By using the cooking spray, I estimate it drops to about: 180 cals per serving and 3-4 g of fat, a big improvement.
Also, if you used an egg substitute and fat-free milk, you could make them even lower in calories and fat without missing much.
Wish I had a picture, but we ate them way too fast to get a photo.
Most onion rings are around 300 g per serving (at least) with 16 g of fat. Same with a small order of fries typically - and how many of us ever eats a small order of fries? So, skip the fries and make onion rings at home.
Sunday, February 21, 2010
Healthy Side Dish or One-Pot Meal
- Olive Oil
- 1 shallot, chopped (diced)
- 2-3 cloves of garlic (chopped)
- 1/3 pounds green beans
- salt and pepper (to taste)
- white wine vinegar
- chicken or vegetable broth
- (optional) a trio of bell peppers, in strips (red, yellow and green) - I like to always have the frozen package of these from Trader Joe's on hand, It's a great addition to lots of recipes or to jarred pasta sauce (and so easy and affordable).
- 1 1/2 packets of red pepper flakes (from the pizza place - yep, that's what I had. This is obviously amateur cooking).
- 2 handfuls (I have small hands) kale rinsed, stemmed, and roughly chopped (I actually just tear my kale)
- 1/2 of a lemon (to juice)
- Parmesan cheese (to top it off)
- chives/green onion (to top it off)
Preparation
1, Warm the olive oil in a large saute pan over medium-high heat. (I used enough olive oil to coat the pan)
2. Add shallots and cook until translucent, about 4 minutes.
3. Add garlic, cook for just about 1 minute, then add broth, enough to cover the pan and keep garlic from burning.
4. Add green beans (I used frozen, but fresh would obviously be better. If you only have canned, I wouldn't even bother. I like string beans, not cut beans.), salt, and pepper and cook for 2 minutes.
5. Add a dash of white wine vinegar (Giada suggests white wine, which is probably better, but I didn't have it, so I used the white wine vinegar instead, since I already had some broth in there I think it worked fine). and continue cooking until the green beans are almost tender, about 3-5 minutes.
6. Add the red pepper flakes and the kale and continue cooking until the kale has wilted, about 4 to 5 minutes.

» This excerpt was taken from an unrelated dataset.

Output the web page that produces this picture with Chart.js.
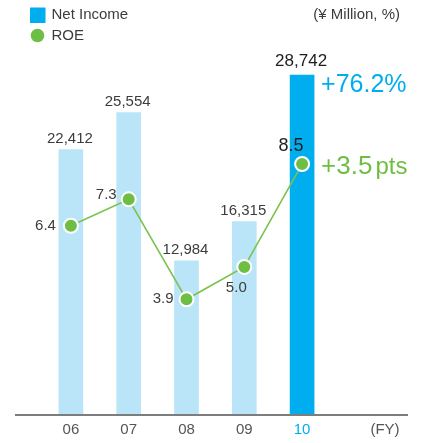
<!DOCTYPE html>
<html>
<head>
<meta charset="utf-8">
<script src="https://cdn.jsdelivr.net/npm/chart.js@4/dist/chart.umd.min.js"></script>
<style>
html,body{margin:0;padding:0;background:#fff;}
#wrap{width:426px;height:443px;position:relative;}
</style>
</head>
<body>
<div id="wrap"><canvas id="c" width="426" height="443"></canvas></div>
<script>
const categories = ['06', '07', '08', '09', '10'];
const netIncome = [22412, 25554, 12984, 16315, 28742];
const roe = [6.4, 7.3, 3.9, 5.0, 8.5];
const legendLabels = ['Net Income', 'ROE'];
const unitLabel = '(¥ Million, %)';
const axisSuffix = '(FY)';
const incomeChange = '+76.2%';
const roeChange = '+3.5';
const roeChangeUnit = 'pts';

const FONT = '"Liberation Sans", Arial, sans-serif';
const BLUE = '#00aeef';
const LIGHT = '#bae5f9';
const GREEN = '#6fbe44';
const TEXT = '#3c3c3c';

const fmt = v => v.toLocaleString('en-US');

const labelPlugin = {
  id: 'labels',
  afterDraw(chart) {
    const ctx = chart.ctx;
    const area = chart.chartArea;
    ctx.save();
    // baseline
    ctx.strokeStyle = '#7d7d7d';
    ctx.lineWidth = 2;
    ctx.beginPath();
    ctx.moveTo(15, area.bottom + 1);
    ctx.lineTo(408, area.bottom + 1);
    ctx.stroke();

    // bar values
    const barMeta = chart.getDatasetMeta(0);
    barMeta.data.forEach((el, i) => {
      const last = i === netIncome.length - 1;
      ctx.font = (last ? '17px ' : '15px ') + FONT;
      ctx.fillStyle = last ? '#1e1e1e' : TEXT;
      ctx.textAlign = 'center';
      ctx.textBaseline = 'middle';
      ctx.fillText(fmt(netIncome[i]), el.x - 1, el.y - (last ? 14 : 10.5));
    });

    // ROE values
    const lineMeta = chart.getDatasetMeta(1);
    const pos = [
      {dx: -15, dy: 0.5, align: 'right'},
      {dx: -12, dy: -4, align: 'right'},
      {dx: -13, dy: 0, align: 'right'},
      {dx: -8, dy: 20.5, align: 'center'},
      {dx: -11, dy: -18, align: 'center'}
    ];
    lineMeta.data.forEach((el, i) => {
      const last = i === roe.length - 1;
      const p = pos[i];
      ctx.font = (last ? '18px ' : '15px ') + FONT;
      ctx.fillStyle = last ? '#1e1e1e' : TEXT;
      ctx.textAlign = p.align;
      ctx.textBaseline = 'middle';
      ctx.fillText(roe[i].toFixed(1), el.x + p.dx, el.y + p.dy);
    });

    // change annotations
    const lastBar = barMeta.data[barMeta.data.length - 1];
    const lastPt = lineMeta.data[lineMeta.data.length - 1];
    ctx.textAlign = 'left';
    ctx.textBaseline = 'middle';
    ctx.font = '25px ' + FONT;
    ctx.fillStyle = BLUE;
    ctx.fillText(incomeChange, lastBar.x + 19, lastBar.y + 10);
    ctx.textBaseline = 'alphabetic';
    ctx.font = '26px ' + FONT;
    ctx.fillStyle = GREEN;
    ctx.fillText(roeChange, lastPt.x + 19, lastPt.y + 9.5);
    const w = ctx.measureText(roeChange).width;
    ctx.font = '24px ' + FONT;
    ctx.fillText(roeChangeUnit, lastPt.x + 19 + w + 3, lastPt.y + 9.5);

    // legend
    ctx.textBaseline = 'middle';
    ctx.fillStyle = BLUE;
    ctx.fillRect(30, 7.5, 15.5, 15.5);
    ctx.fillStyle = GREEN;
    ctx.beginPath();
    ctx.arc(37.5, 35.5, 6.8, 0, Math.PI * 2);
    ctx.fill();
    ctx.font = '15px ' + FONT;
    ctx.fillStyle = TEXT;
    ctx.textAlign = 'left';
    ctx.fillText(legendLabels[0], 51.5, 15);
    ctx.fillText(legendLabels[1], 51.5, 36);
    ctx.textAlign = 'right';
    ctx.fillText(unitLabel, 400, 15);

    // FY
    ctx.textAlign = 'center';
    ctx.fillStyle = '#555';
    ctx.fillText(axisSuffix, 385, 430);
    ctx.restore();
  }
};

new Chart(document.getElementById('c'), {
  type: 'bar',
  data: {
    labels: categories,
    datasets: [
      {
        type: 'bar',
        label: legendLabels[0],
        data: netIncome,
        yAxisID: 'y',
        backgroundColor: netIncome.map((v, i) => i === netIncome.length - 1 ? BLUE : LIGHT),
        barThickness: 24,
        order: 2
      },
      {
        type: 'line',
        label: legendLabels[1],
        data: roe,
        yAxisID: 'y1',
        borderColor: '#7cc24f',
        borderWidth: 1.6,
        pointRadius: 7,
        pointBackgroundColor: GREEN,
        pointBorderColor: '#fff',
        pointBorderWidth: 2,
        tension: 0,
        order: 1
      }
    ]
  },
  options: {
    responsive: false,
    animation: false,
    events: [],
    layout: {padding: {left: 42, right: 95, top: 40, bottom: 0}},
    plugins: {legend: {display: false}, tooltip: {enabled: false}},
    scales: {
      x: {
        offset: true,
        grid: {display: false, drawTicks: false},
        border: {display: false},
        ticks: {
          padding: 7,
          font: {family: FONT, size: 15},
          color: ctx => ctx.index === categories.length - 1 ? BLUE : '#555'
        },
        afterFit: s => { s.height = 29; }
      },
      y: {display: false, min: 0, max: 31708},
      y1: {display: false, min: 0, max: 12.717}
    }
  },
  plugins: [labelPlugin]
});
</script>
</body>
</html>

If you want to serve it as a side, squirt lemon juice on top (from half a lemon -- don't over use) and sprinkle with parmesan cheese.
To make it a one-pot meal, I added my leftover quinoa to the pot while the kale was finishing cooking, just to warm the quinoa, and added the lemon juice and parmesan cheese once I had put a serving in a bowl. I also added some chives on top.
I think this would also work on top of rice or tossed with pasta, in which case you might also want to drizzle with some olive oil at the end.